Suncor Energy Inc. (SU), Canada’s largest energy company by market value, said third-quarter profit rose 21 percent as the company benefited from rising refining income and the revaluation of U.S. dollar-denominated debt.
Net income rose to C$1.56 billion ($1.56 billion), or C$1.01 a share, from C$1.29 billion, or 82 cents, a year earlier, the Calgary-based company said in a statement yesterday. Per-share profit beat the 70-cent average of five analysts’ estimates compiled by Bloomberg.
The company’s refining operations reported earnings of C$708 million in the quarter compared with C$479 million in the year-earlier period. Suncor attributed its record refining results to lower feedstock costs for crude oil processed at its inland refineries. It also booked a gain on the revaluation of U.S.-dollar denominated debt of C$252 million in the quarter.

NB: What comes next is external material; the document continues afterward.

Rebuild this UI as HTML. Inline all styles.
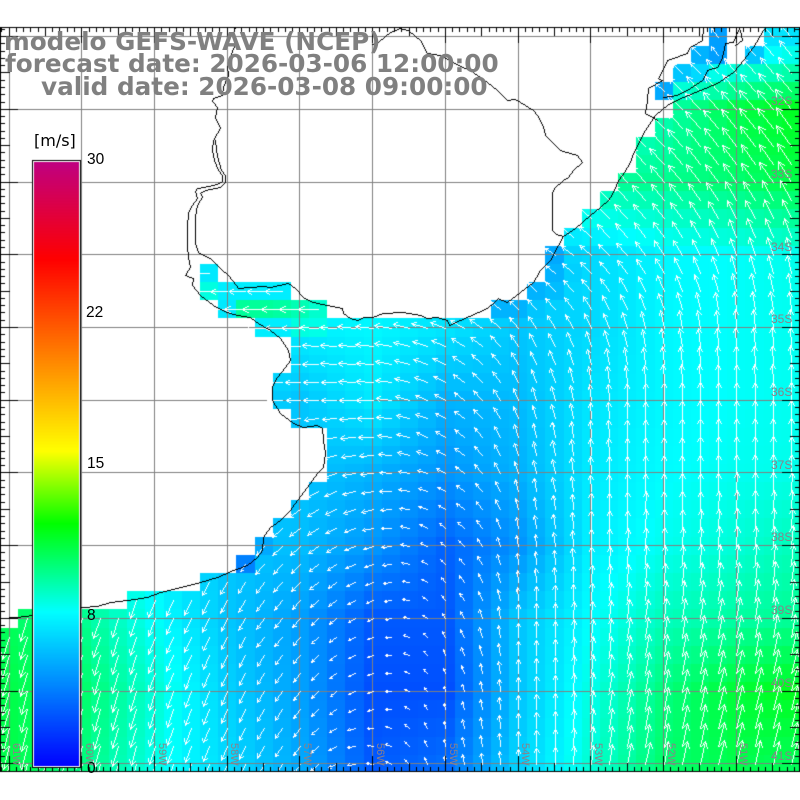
<!DOCTYPE html>
<html><head><meta charset="utf-8">
<style>
html,body{margin:0;padding:0;background:#fff;}
#wrap{position:relative;width:800px;height:800px;overflow:hidden;background:#fff;}
canvas{position:absolute;left:0;top:0;}
svg{position:absolute;left:0;top:0;}
</style></head><body>
<div id="wrap">
<canvas id="c" width="800" height="800"></canvas>
<svg width="800" height="800" viewBox="0 0 800 800" xmlns="http://www.w3.org/2000/svg">
<g font-family="'DejaVu Sans', sans-serif" font-weight="bold" font-size="24.7" fill="#808080">
<text x="4" y="50">modelo GEFS-WAVE (NCEP)</text>
<text x="5" y="72">forecast date: 2026-03-06 12:00:00</text>
<text x="41" y="95">valid date: 2026-03-08 09:00:00</text>
</g>
<text x="34" y="146" font-family="'DejaVu Sans', sans-serif" font-size="16" fill="#000">[m/s]</text>
<g font-family="'Liberation Sans', sans-serif" font-size="15.5" fill="#000">
<text x="87" y="164">30</text>
<text x="86" y="317">22</text>
<text x="87" y="468">15</text>
<text x="87" y="620">8</text>
<text x="87" y="773">0</text>
</g>
<g font-family="'Liberation Sans', sans-serif" font-size="12" fill="#8c8088">
<text x="771" y="105">32S</text>
<text x="771" y="178">33S</text>
<text x="771" y="251">34S</text>
<text x="771" y="323">35S</text>
<text x="771" y="396">36S</text>
<text x="771" y="469">37S</text>
<text x="771" y="541">38S</text>
<text x="771" y="614">39S</text>
<text x="771" y="687">40S</text>
<text x="771" y="760">41S</text>
</g>
<g font-family="'Liberation Sans', sans-serif" font-size="11" fill="#8c8088">
<text transform="translate(13,743) rotate(90)">61W</text>
<text transform="translate(86,743) rotate(90)">60W</text>
<text transform="translate(159,743) rotate(90)">59W</text>
<text transform="translate(231,743) rotate(90)">58W</text>
<text transform="translate(304,743) rotate(90)">57W</text>
<text transform="translate(377,743) rotate(90)">56W</text>
<text transform="translate(450,743) rotate(90)">55W</text>
<text transform="translate(522,743) rotate(90)">54W</text>
<text transform="translate(595,743) rotate(90)">53W</text>
<text transform="translate(668,743) rotate(90)">52W</text>
<text transform="translate(740,743) rotate(90)">51W</text>
</g>
</svg>
</div>
<script>
(function(){
const cv=document.getElementById('c');const ctx=cv.getContext('2d');
ctx.fillStyle='#fff';ctx.fillRect(0,0,800,800);
const CW=800/44,Y0=27.5;
const T=[
[0.2,0.2,0.2,0.2,0.2,0.2,0.2,0.2,0.2,0.17,0.2,0.24],
[0.2,0.2,0.2,0.2,0.2,0.2,0.2,0.2,0.25,0.3,0.36,0.39],
[0.24,0.24,0.24,0.24,0.24,0.24,0.24,0.28,0.31,0.32,0.34,0.37],
[0.24,0.24,0.24,0.24,0.24,0.24,0.22,0.2,0.22,0.25,0.26,0.27],
[0.3,0.3,0.24,0.24,0.24,0.25,0.23,0.2,0.22,0.25,0.26,0.265],
[0.25,0.25,0.22,0.22,0.2,0.235,0.18,0.19,0.23,0.25,0.26,0.265],
[0.25,0.25,0.22,0.2,0.2,0.18,0.15,0.18,0.235,0.255,0.265,0.27],
[0.3,0.28,0.24,0.2,0.19,0.15,0.1,0.15,0.24,0.265,0.28,0.3],
[0.35,0.32,0.26,0.2,0.16,0.09,0.09,0.2,0.255,0.295,0.31,0.32],
[0.36,0.34,0.28,0.21,0.16,0.08,0.08,0.2,0.27,0.33,0.37,0.39],
[0.36,0.33,0.27,0.22,0.17,0.09,0.11,0.21,0.28,0.34,0.36,0.35]];
const A=[
[150,150,150,150,150,150,150,150,140,135,132,130],
[150,150,150,150,150,150,150,150,140,135,130,128],
[160,160,160,160,160,160,155,145,135,130,125,122],
[180,180,180,180,180,175,160,150,140,125,110,105],
[180,180,180,180,180,175,160,130,115,102,95,93],
[185,185,180,180,180,178,150,112,95,90,90,90],
[220,225,230,230,210,185,155,108,92,90,90,88],
[250,248,245,238,222,198,145,100,90,88,87,85],
[252,252,250,242,228,205,125,92,85,82,80,80],
[254,254,252,245,232,200,110,92,84,78,76,76],
[255,255,253,247,236,170,100,92,84,78,76,76]];
const OV={"0,39":0.16,"1,38":0.18,"1,39":0.16,"1,41":0.2,"0,42":0.23,"0,43":0.23,"2,37":0.2,"2,38":0.22,"3,36":0.17,
"12,30":0.17,"13,30":0.18,"13,31":0.21,"14,29":0.18,"14,30":0.19,"15,27":0.18,"15,28":0.18,"15,29":0.2,
"13,11":0.235,"14,11":0.275,"14,12":0.24,"14,13":0.24,"14,14":0.24,"14,15":0.24,"15,12":0.235,"15,13":0.315,"15,14":0.315,"15,15":0.31,"15,16":0.30,"15,17":0.285,"16,14":0.24,"16,15":0.24,"16,16":0.275,"16,17":0.27,
"29,13":0.13,"28,14":0.17};
function bil(tab,i,j,f){
  let c=i/4,r=j/4;c=Math.min(Math.max(c,0),11);r=Math.min(Math.max(r,0),10);
  let c0=Math.floor(c),r0=Math.floor(r),c1=Math.min(c0+1,11),r1=Math.min(r0+1,10);
  let fc=c-c0,fr=r-r0;
  let g=(a)=>f?f(a):a;
  return g(tab[r0][c0])*(1-fc)*(1-fr)+g(tab[r0][c1])*fc*(1-fr)+g(tab[r1][c0])*(1-fc)*fr+g(tab[r1][c1])*fc*fr;
}
const stops=[[0,0,0,255],[0.257,0,255,255],[0.403,0,255,0],[0.523,255,255,0],[0.84,255,0,0],[1,192,0,128]];
function col(t){
  t=Math.max(0,Math.min(1,t));
  for(let k=0;k<stops.length-1;k++){
    const a=stops[k],b=stops[k+1];
    if(t<=b[0]){const f=(t-a[0])/(b[0]-a[0]);
      return 'rgb('+Math.round(a[1]+(b[1]-a[1])*f)+','+Math.round(a[2]+(b[2]-a[2])*f)+','+Math.round(a[3]+(b[3]-a[3])*f)+')';}
  }
  return 'rgb(192,0,128)';
}
const R={2:37,3:36,4:37,5:36,6:35,7:35,8:34,9:33,10:32,11:31,12:30,13:30,14:29,15:27};
const L={17:16,18:16,19:15,20:15,21:16,22:18,23:18,24:18,25:17,26:16,27:15,28:14,29:13,30:11,31:7};
function isData(i,j){
  if(j===0)return i===39||i>=42;
  if(j===1)return i===38||i===39||i>=41;
  if(j<=15){if(i>=R[j])return true;
    if(j===13)return i===11;
    if(j===14)return i>=11&&i<=15;
    if(j===15)return i>=12&&i<=17;
    return false;}
  if(j===16)return i>=14;
  if(j<=31)return i>=L[j];
  if(j===32)return i>=1;
  return true;
}
function tval(i,j){const k=j+','+i;if(OV[k]!==undefined)return OV[k];return bil(T,i,j);}
ctx.save();ctx.beginPath();ctx.rect(0,28,800,743);ctx.clip();
for(let j=0;j<41;j++)for(let i=0;i<44;i++){
  if(!isData(i,j))continue;
  const x0=Math.round(i*CW),x1=Math.round((i+1)*CW),y0=Math.round(Y0+j*CW),y1=Math.round(Y0+(j+1)*CW);
  ctx.fillStyle=col(tval(i,j));ctx.fillRect(x0,y0,x1-x0,y1-y0);
}
ctx.restore();
ctx.fillStyle='#808080';
for(let k=0;k<11;k++){const x=Math.floor(9.09+72.727*k);ctx.fillRect(x,27,1,745);}
for(let k=0;k<11;k++){const y=Math.floor(36.6+72.727*k);ctx.fillRect(0,y,800,1);}
function line(x0,y0,x1,y1){x0=Math.round(x0);y0=Math.round(y0);x1=Math.round(x1);y1=Math.round(y1);
  let dx=Math.abs(x1-x0),sx=x0<x1?1:-1,dy=-Math.abs(y1-y0),sy=y0<y1?1:-1,err=dx+dy,n=0;
  while(n++<2000){ctx.fillRect(x0,y0,1,1);if(x0===x1&&y0===y1)break;const e2=2*err;if(e2>=dy){err+=dy;x0+=sx;}if(e2<=dx){err+=dx;y0+=sy;}}}
function poly(p){for(let k=0;k<p.length-1;k++)line(p[k][0],p[k][1],p[k+1][0],p[k+1][1]);}
ctx.save();ctx.beginPath();ctx.rect(0,28,800,743);ctx.clip();
ctx.fillStyle='#fff';
for(let j=0;j<41;j++)for(let i=0;i<44;i++){
  if(!isData(i,j))continue;
  const t=tval(i,j);const sp=t<=0.25?32*t:8+28*(t-0.25);
  const Ln=2.2*sp;
  const cu=bil(A,i,j,a=>Math.cos(a*Math.PI/180)),su=bil(A,i,j,a=>Math.sin(a*Math.PI/180));
  const th=Math.atan2(su,cu);
  const cx=(i+0.5)*CW,cy=Y0+(j+0.5)*CW;
  const hx=cx+Ln*Math.cos(th),hy=cy-Ln*Math.sin(th);
  line(cx,cy,hx,hy);
  const b=Math.max(2,0.3*Ln),d=28*Math.PI/180;
  const bk=th+Math.PI;
  line(hx,hy,hx+b*Math.cos(bk+d),hy-b*Math.sin(bk+d));
  line(hx,hy,hx+b*Math.cos(bk-d),hy-b*Math.sin(bk-d));
}
ctx.fillStyle='#000';
poly([[235,27],[233,33],[235,43],[230,57],[227,67],[228,75],[223,87],[222,95],[213,98],[212,101],[217,107],[215,117],[220,128],[213,140],[212,150],[214,160],[218,170],[222,175],[222,181],[217,184],[203,187],[197,188],[195,191],[197,198],[192,205],[188,213],[187,227],[187,247],[188,257],[190,267],[185,275],[193,278],[192,285],[200,295],[213,305],[227,312],[237,315],[250,317],[258,323],[270,330],[280,338],[288,350],[290,360],[285,367],[277,377],[272,387],[272,400],[280,413],[293,423],[303,427],[317,425],[322,428],[323,440],[325,453],[323,467],[317,473],[307,487],[297,500],[290,510],[280,520],[270,527],[263,537],[262,550],[257,557],[247,565],[233,570],[217,577],[200,582],[180,587],[160,592],[147,597],[127,600],[110,602],[97,606],[82,607],[32,615],[17,617],[0,618]]);
poly([[215,140],[216,150],[218,160],[221,170],[225,175],[225,182],[220,187],[205,190],[200,193],[202,197],[197,205],[195,217],[195,243],[198,252],[205,256],[210,258],[215,263],[220,268],[228,275],[232,280],[238,288],[250,287],[263,286],[270,287],[288,283],[295,288],[303,297],[313,302],[327,305],[342,308],[343,313],[350,318],[358,320],[363,317],[372,317],[383,313],[403,312],[420,315],[427,318],[437,317],[447,320],[449,325],[460,320],[487,308],[493,303],[498,298],[502,300],[507,302],[520,292],[533,282],[540,270],[550,260],[558,245],[563,236],[575,228],[590,215],[600,207],[608,200],[613,192],[618,180],[624,172],[630,162],[633,153],[645,130],[655,115],[667,105],[683,97],[700,90],[717,83],[733,72],[743,60],[753,47],[763,30],[766,27]]);
poly([[372,44],[378,42],[390,32],[400,28],[408,30],[420,40],[427,53],[440,55],[458,65],[470,70],[487,82],[497,90],[507,100],[515,99],[525,105],[533,110],[537,115],[543,127],[545,135],[553,143],[560,150],[570,153],[577,155],[582,162],[573,170],[568,177],[563,180],[555,187],[552,193],[552,200],[552,230],[556,234],[563,236]]);
poly([[703,27],[702,40],[690,47],[687,53],[667,60],[665,65],[658,78],[662,80],[648,88],[647,100],[645,113],[653,117],[657,120]]);
poly([[663,97],[677,95],[690,88],[702,80],[707,70],[717,67],[722,57],[725,43],[733,42],[737,32],[740,27]]);
poly([[735,45],[742,40],[740,30]]);
ctx.restore();
ctx.fillStyle='#000';
ctx.fillRect(0,27,800,1);ctx.fillRect(0,771,800,1);ctx.fillRect(0,27,1,745);ctx.fillRect(799,27,1,745);
for(let k=-10;k<120;k++){
  const x=Math.floor(9.09+7.2727*k);if(x<0||x>799)continue;
  const m=((k%10)+10)%10;const len=m===0?16:(m===5?9:5);
  ctx.fillRect(x,27,1,len);ctx.fillRect(x,772-len,1,len);
}
for(let k=-10;k<110;k++){
  const y=Math.floor(36.6+7.2727*k);if(y<27||y>771)continue;
  const m=((k%10)+10)%10;const len=m===0?18:(m===5?10:5);
  ctx.fillRect(0,y,len,1);ctx.fillRect(800-len,y,len,1);
}
ctx.fillStyle='#000';ctx.fillRect(32,160,49,608);
ctx.fillStyle='#fff';ctx.fillRect(33,161,47,606);
for(let y=162;y<=765;y++){ctx.fillStyle=col((766.5-y)/604);ctx.fillRect(34,y,45,1);}
})();
</script>
</body></html>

Suncor Chief Executive Officer Steve Williams has been evaluating the company’s expansion plans since taking over from his predecessor Rick George earlier this year. The company is looking at ways to reduce costs amid an expansion, including its oil-sands operations that may boost output to 1 million barrels a day by 2020.
The company plans to delay development of its Fort Hills oil-sands project and is still evaluating costs for the planned Voyageur upgrader with Total SA (FP), Williams said during a conference call today. Capital spending next year may be “around” C$7.5 billion from an earlier target of between C$8 billion and C$9 billion, he said.
Output fell 1.8 percent in the quarter to the equivalent of 535,300 barrels a day from a year earlier, according to the statement.
Suncor rose 3.5 percent to C$34.68 at the close in Toronto, the most since Aug. 3. The stock, which has gained 18 percent this year, has 21 buy and three hold ratings from analysts.